Finance minister warns of looming $10-billion deficit budget

The provincial government is expecting to table a $10.4 billion deficit budget in April, though Finance Minister Joe Ceci wouldn’t go far as saying the number out loud.

'This is the steepest and most prolonged slide in oil revenues in recent history,' Joe Ceci says

Joe Ceci gives his latest fiscal update

9 years ago
Duration 1:09
In the provincial quarterly update, the finance minister called a potential $10-billion deficit "a hell of a lot of money."

The provincial government expects to table a budget in April with a $10.4-billion deficit, but when Finance Minister Joe Ceci briefed the media Wednesday, he refused to say that number out loud.

"It's potentially $5 billion more than we expected," Ceci said during his latest fiscal update at legislature.

When pressed repeatedly for the total projected deficit for 2016/17, he replied, "It's a lot. It's a hell of a lot of money."

If the deficit does run as high as $10 billion, it would be the largest in the province's history.

Ceci blamed the deficit on falling oil prices, which have staggered the economy.

"This is the steepest and most prolonged slide in oil revenues in recent history," he said.

Projections for a speedy recovery have been proved wrong, Ceci said, and it take well beyond 2020 for the government to balance the budget, as the province initially projected in October.

No layoffs, no new taxes 

Ceci said he expects the economy will continue to slide in 2016, and will see slight growth in 2017.

The government will not react to the fiscal reality with layoffs or "knee-jerk cuts," he said.

Once again, he shot down the idea of new taxes, including a provincial sales tax, and said the government is working to stimulate the economy with infrastructure spending and has frozen hiring.

Joseph Doucet, dean of the University of Alberta School of Business, said the government may want to reconsider its stance on PST in light of the projected deficit and slumping commodity prices.

"A sales tax would allow the government to have a smooth source of revenue that would protect government revenues a bit from the significant swings that we see when energy prices go up and down," Doucet said.

He said the government is right to continue to invest in priority sectors such as health and education, but said if the downturn goes on long enough the province may have no choice but to cut programs.

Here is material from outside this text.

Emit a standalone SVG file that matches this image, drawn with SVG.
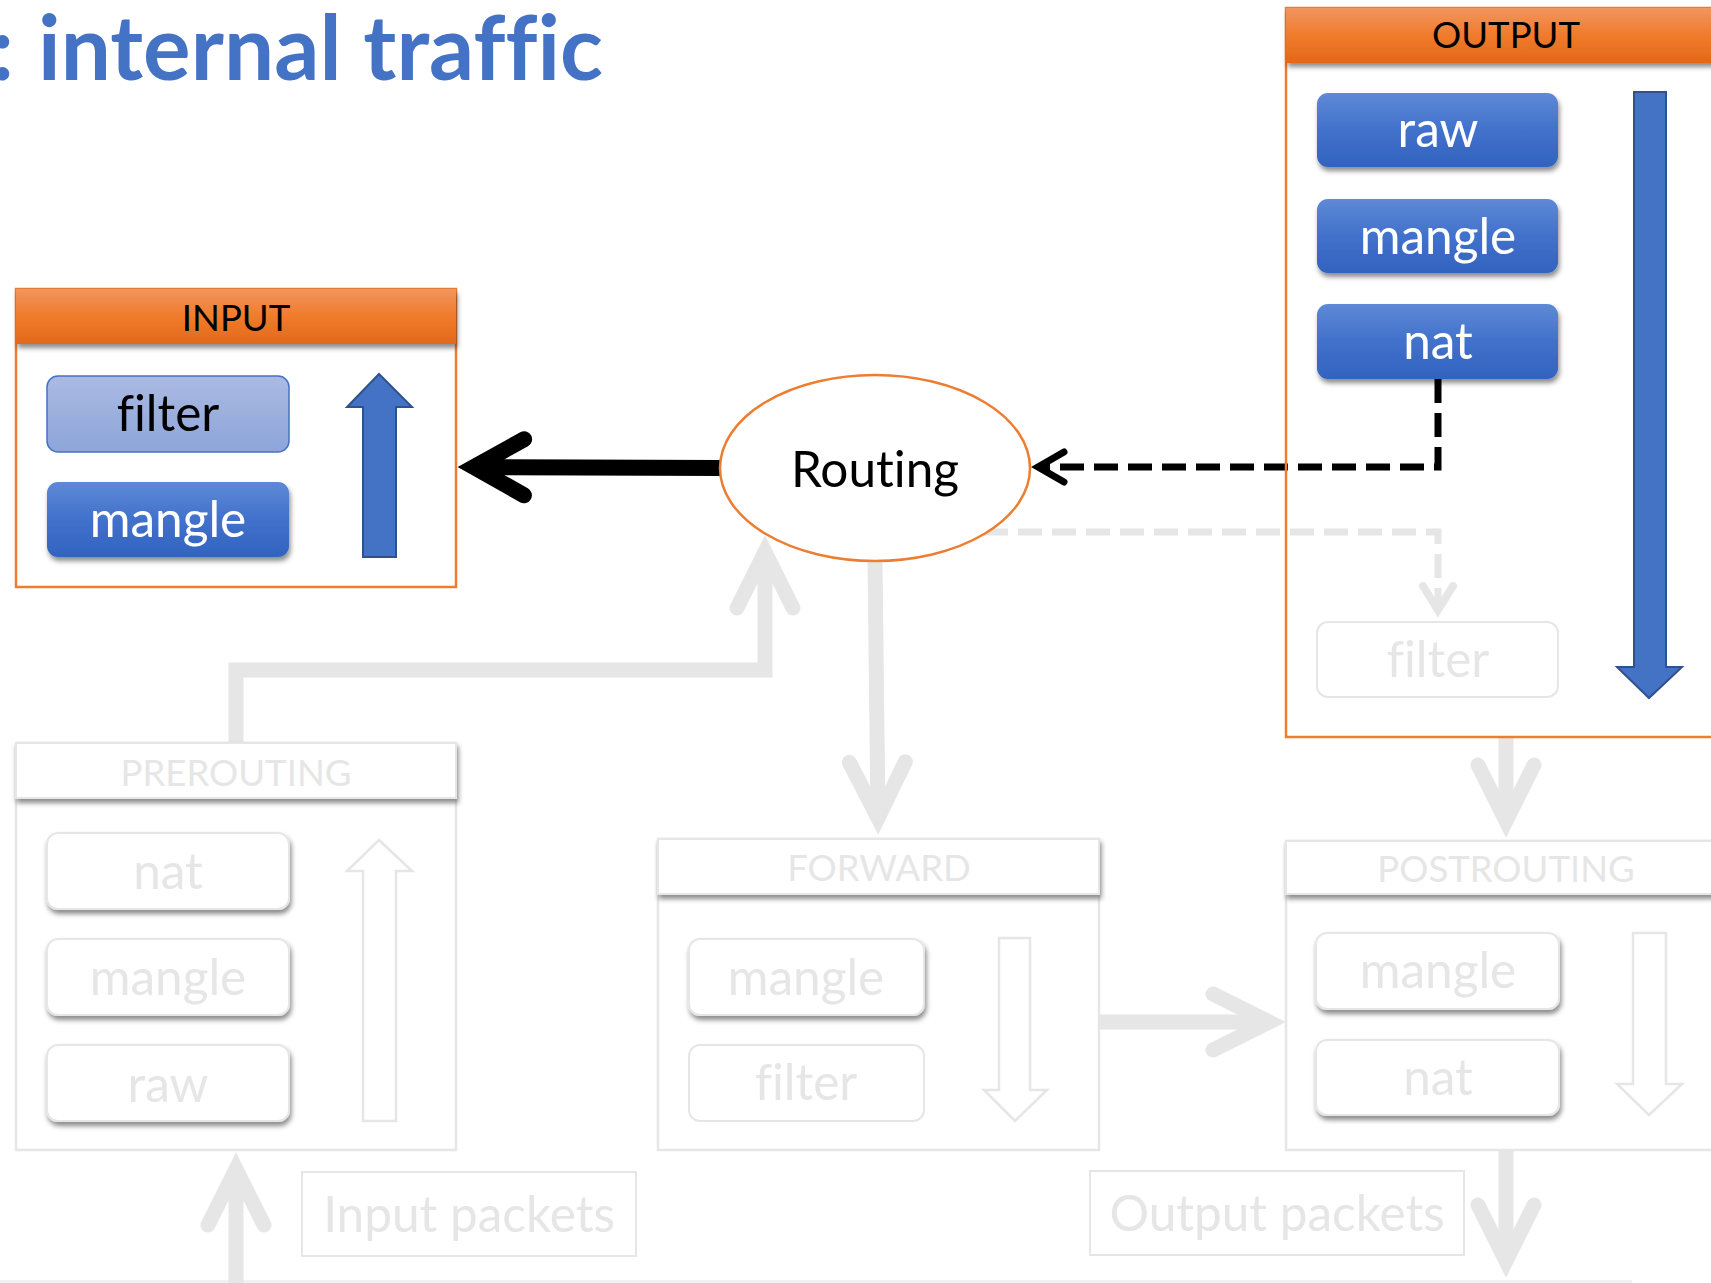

"I'll say I'm glad I'm not the finance minister, because it's not an easy place to be," he said.

Ceci said he will reveal more details about the province's fiscal plan when he tables the budget. He would not confirm the exact date, but said he expects it will be in the first two weeks of April.

Deficit currently at $6.3 billion

The province's bottom line has already taken a serious hit from falling commodity prices and the spin-off effects on the economy.

The government's third-quarter fiscal update revealed the deficit has grown to $6.3 billion, an increase of $197 million since October. That increase would have been higher had it not been offset by a cash injection from the federal government of $251 million.

The province received the federal stabilization funds on Wednesday morning.

While oil revenues fell by $294 million in the last quarter, a major slump in personal income taxes poses an even greater challenge for the government. Lower earnings and falling employment cost the province $762 million in lost revenue.

"That's not surprising," said Doucet  "Job losses and pressure on the labour market leads to people making less in terms of their salaries, and thus has an impact on income tax."

In its last fiscal update, the government projected that employment would grow by 0.5 per cent in 2016, but is now forecasting a drop of 1.5 per cent.

Increased school enrolment and physician compensation have also driven up the government's operating costs since October.

Meanwhile, ministries have maintained or reined in spending nearly across the board, with the exception of health, which funded a $147 million increase from its reserves.

Prasad Panda, the Wildrose critic for economic development and trade, said the government must find more operating savings to combat the ballooning deficit.

"The Wildrose has always been saying Alberta has a spending problem, not a revenue problem," Panda said.

He said action is needed before the province takes another hit to its credit rating, which will send a serious message to investors that Alberta is no longer business friendly.

The last time the government saw two consecutive years of economic decline was in 1982 and 1983, when the national energy program was running and oil prices began to crash to a record low.